WRITTEN PROBLEM:
Restate the listing below word for word, omitting any images.

DATASET CONTENT:

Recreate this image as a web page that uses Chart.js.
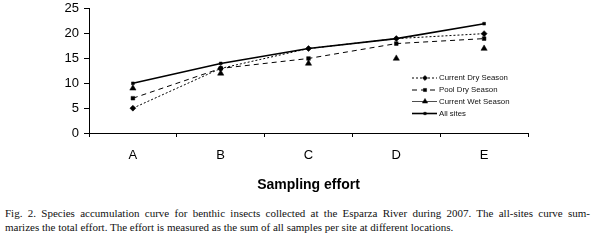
<!DOCTYPE html>
<html>
<head>
<meta charset="utf-8">
<script src="https://cdn.jsdelivr.net/npm/chart.js@4.4.1/dist/chart.umd.min.js"></script>
<style>
  html, body { margin: 0; padding: 0; background: #fff; }
  #wrap { position: relative; width: 595px; height: 243px; overflow: hidden; }
  #chartBox { position: absolute; left: 0; top: -4px; width: 595px; height: 204px; }
  .cap {
    position: absolute; left: 5px; width: 585px; white-space: nowrap;
    font-family: "Liberation Serif", "Times New Roman", serif;
    font-size: 11px; line-height: 13px; color: #111;
  }
  #cap1 { top: 207px; text-align: justify; text-align-last: justify; white-space: normal; }
  #cap2 { top: 221px; text-align: left; }
</style>
</head>
<body>
<div id="wrap">
  <div id="chartBox"><canvas id="c" width="595" height="204"></canvas></div>
  <div id="cap1" class="cap">Fig. 2. Species accumulation curve for benthic insects collected at the Esparza River during 2007. The all-sites curve sum-</div>
  <div id="cap2" class="cap">marizes the total effort. The effort is measured as the sum of all samples per site at different locations.</div>
</div>
<script>
const categories = ["A", "B", "C", "D", "E"];
const seriesNames = ["Current Dry Season", "Pool Dry Season", "Current Wet Season", "All sites"];
const currentDry = [5, 13, 17, 19, 20];
const poolDry = [7, 13, 15, 18, 19];
const currentWet = [9, 12, 14, 15, 17];
const allSites = [10, 14, 17, 19, 22];
const yTicks = [0, 5, 10, 15, 20, 25];
const xTitle = "Sampling effort";

const styles = [
  { dash: [2, 2], width: 1, point: 'rectRot', radius: 3, showLine: true },
  { dash: [5, 4], width: 1, point: 'rect', radius: 2.6, showLine: true },
  { dash: [], width: 0.7, point: 'triangle', radius: 3.6, showLine: false },
  { dash: [], width: 1.6, point: 'rect', radius: 2, showLine: true }
];
const seriesData = [currentDry, poolDry, currentWet, allSites];

const datasets = seriesData.map((d, i) => ({
  label: seriesNames[i],
  data: d,
  borderColor: '#000',
  backgroundColor: '#000',
  borderWidth: styles[i].width,
  borderDash: styles[i].dash,
  pointStyle: styles[i].point,
  pointRadius: styles[i].radius,
  pointBorderWidth: 0.5,
  pointBackgroundColor: '#000',
  pointBorderColor: '#000',
  showLine: styles[i].showLine,
  fill: false,
  tension: 0,
  order: 3 - i
}));

const legendPlugin = {
  id: 'customLegend',
  afterDraw(chart) {
    const ctx = chart.ctx;
    const x0 = 412, x1 = 437, xm = 425;
    const rows = [82, 94, 105.5, 117.5];
    ctx.save();
    ctx.font = '7.8px "Liberation Sans", Arial, sans-serif';
    ctx.textBaseline = 'middle';
    ctx.textAlign = 'left';
    seriesNames.forEach((name, i) => {
      const y = rows[i];
      const s = styles[i];
      ctx.strokeStyle = '#000';
      ctx.lineWidth = s.width;
      ctx.setLineDash(s.dash);
      ctx.beginPath();
      ctx.moveTo(x0, y);
      ctx.lineTo(x1, y);
      ctx.stroke();
      ctx.setLineDash([]);
      ctx.fillStyle = '#000';
      ctx.lineWidth = 0.5;
      Chart.helpers.drawPoint(ctx, { pointStyle: s.point, radius: s.radius * 0.85, rotation: 0, borderWidth: 0.5 }, xm, y);
      ctx.fillStyle = '#111';
      ctx.fillText(name, 439, y);
    });
    ctx.restore();
  }
};

new Chart(document.getElementById('c'), {
  type: 'line',
  data: { labels: categories, datasets },
  plugins: [legendPlugin],
  options: {
    responsive: false,
    animation: false,
    layout: { padding: { left: 0, right: 67, top: 0, bottom: 0 } },
    plugins: { legend: { display: false }, tooltip: { enabled: false } },
    scales: {
      x: {
        type: 'category',
        offset: true,
        grid: { display: true, drawOnChartArea: false, drawTicks: true, tickLength: 4, offset: true, color: '#000', lineWidth: 1 },
        border: { display: true, color: '#000', width: 1 },
        ticks: { color: '#000', font: { family: '"Liberation Sans", Arial, sans-serif', size: 13 }, padding: 11, maxRotation: 0 },
        title: { display: true, text: xTitle, color: '#000', font: { family: '"Liberation Sans", Arial, sans-serif', size: 14, weight: 'bold' }, padding: { top: 4, bottom: 6 } },
        afterFit(scale) { scale.height = 67; }
      },
      y: {
        min: 0, max: 25,
        afterBuildTicks(scale) { scale.ticks = yTicks.map(v => ({ value: v })); },
        grid: { display: true, drawOnChartArea: false, drawTicks: true, tickLength: 5, color: '#000', lineWidth: 1 },
        border: { display: true, color: '#000', width: 1 },
        ticks: { color: '#000', font: { family: '"Liberation Sans", Arial, sans-serif', size: 13 }, padding: 5 },
        afterFit(scale) { scale.width = 89; }
      }
    }
  }
});
</script>
</body>
</html>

CORRECT RESULT:
Recreate this image as a web page that uses Chart.js.
<!DOCTYPE html>
<html>
<head>
<meta charset="utf-8">
<script src="https://cdn.jsdelivr.net/npm/chart.js@4.4.1/dist/chart.umd.min.js"></script>
<style>
  html, body { margin: 0; padding: 0; background: #fff; }
  #wrap { position: relative; width: 595px; height: 243px; overflow: hidden; }
  #chartBox { position: absolute; left: 0; top: -4px; width: 595px; height: 204px; }
  .cap {
    position: absolute; left: 5px; width: 585px; white-space: nowrap;
    font-family: "Liberation Serif", "Times New Roman", serif;
    font-size: 11px; line-height: 13px; color: #111;
  }
  #cap1 { top: 207px; text-align: justify; text-align-last: justify; white-space: normal; }
  #cap2 { top: 221px; text-align: left; }
</style>
</head>
<body>
<div id="wrap">
  <div id="chartBox"><canvas id="c" width="595" height="204"></canvas></div>
  <div id="cap1" class="cap">Fig. 2. Species accumulation curve for benthic insects collected at the Esparza River during 2007. The all-sites curve sum-</div>
  <div id="cap2" class="cap">marizes the total effort. The effort is measured as the sum of all samples per site at different locations.</div>
</div>
<script>
const categories = ["A", "B", "C", "D", "E"];
const seriesNames = ["Current Dry Season", "Pool Dry Season", "Current Wet Season", "All sites"];
const currentDry = [5, 13, 17, 19, 20];
const poolDry = [7, 13, 15, 18, 19];
const currentWet = [9, 12, 14, 15, 17];
const allSites = [10, 14, 17, 19, 22];
const yTicks = [0, 5, 10, 15, 20, 25];
const xTitle = "Sampling effort";

const styles = [
  { dash: [2, 2], width: 1, point: 'rectRot', radius: 3, showLine: true },
  { dash: [5, 4], width: 1, point: 'rect', radius: 2.6, showLine: true },
  { dash: [], width: 0.7, point: 'triangle', radius: 3.6, showLine: false },
  { dash: [], width: 1.6, point: 'rect', radius: 2, showLine: true }
];
const seriesData = [currentDry, poolDry, currentWet, allSites];

const datasets = seriesData.map((d, i) => ({
  label: seriesNames[i],
  data: d,
  borderColor: '#000',
  backgroundColor: '#000',
  borderWidth: styles[i].width,
  borderDash: styles[i].dash,
  pointStyle: styles[i].point,
  pointRadius: styles[i].radius,
  pointBorderWidth: 0.5,
  pointBackgroundColor: '#000',
  pointBorderColor: '#000',
  showLine: styles[i].showLine,
  fill: false,
  tension: 0,
  order: 3 - i
}));

const legendPlugin = {
  id: 'customLegend',
  afterDraw(chart) {
    const ctx = chart.ctx;
    const x0 = 412, x1 = 437, xm = 425;
    const rows = [82, 94, 105.5, 117.5];
    ctx.save();
    ctx.font = '7.8px "Liberation Sans", Arial, sans-serif';
    ctx.textBaseline = 'middle';
    ctx.textAlign = 'left';
    seriesNames.forEach((name, i) => {
      const y = rows[i];
      const s = styles[i];
      ctx.strokeStyle = '#000';
      ctx.lineWidth = s.width;
      ctx.setLineDash(s.dash);
      ctx.beginPath();
      ctx.moveTo(x0, y);
      ctx.lineTo(x1, y);
      ctx.stroke();
      ctx.setLineDash([]);
      ctx.fillStyle = '#000';
      ctx.lineWidth = 0.5;
      Chart.helpers.drawPoint(ctx, { pointStyle: s.point, radius: s.radius * 0.85, rotation: 0, borderWidth: 0.5 }, xm, y);
      ctx.fillStyle = '#111';
      ctx.fillText(name, 439, y);
    });
    ctx.restore();
  }
};

new Chart(document.getElementById('c'), {
  type: 'line',
  data: { labels: categories, datasets },
  plugins: [legendPlugin],
  options: {
    responsive: false,
    animation: false,
    layout: { padding: { left: 0, right: 67, top: 0, bottom: 0 } },
    plugins: { legend: { display: false }, tooltip: { enabled: false } },
    scales: {
      x: {
        type: 'category',
        offset: true,
        grid: { display: true, drawOnChartArea: false, drawTicks: true, tickLength: 4, offset: true, color: '#000', lineWidth: 1 },
        border: { display: true, color: '#000', width: 1 },
        ticks: { color: '#000', font: { family: '"Liberation Sans", Arial, sans-serif', size: 13 }, padding: 11, maxRotation: 0 },
        title: { display: true, text: xTitle, color: '#000', font: { family: '"Liberation Sans", Arial, sans-serif', size: 14, weight: 'bold' }, padding: { top: 4, bottom: 6 } },
        afterFit(scale) { scale.height = 67; }
      },
      y: {
        min: 0, max: 25,
        afterBuildTicks(scale) { scale.ticks = yTicks.map(v => ({ value: v })); },
        grid: { display: true, drawOnChartArea: false, drawTicks: true, tickLength: 5, color: '#000', lineWidth: 1 },
        border: { display: true, color: '#000', width: 1 },
        ticks: { color: '#000', font: { family: '"Liberation Sans", Arial, sans-serif', size: 13 }, padding: 5 },
        afterFit(scale) { scale.width = 89; }
      }
    }
  }
});
</script>
</body>
</html>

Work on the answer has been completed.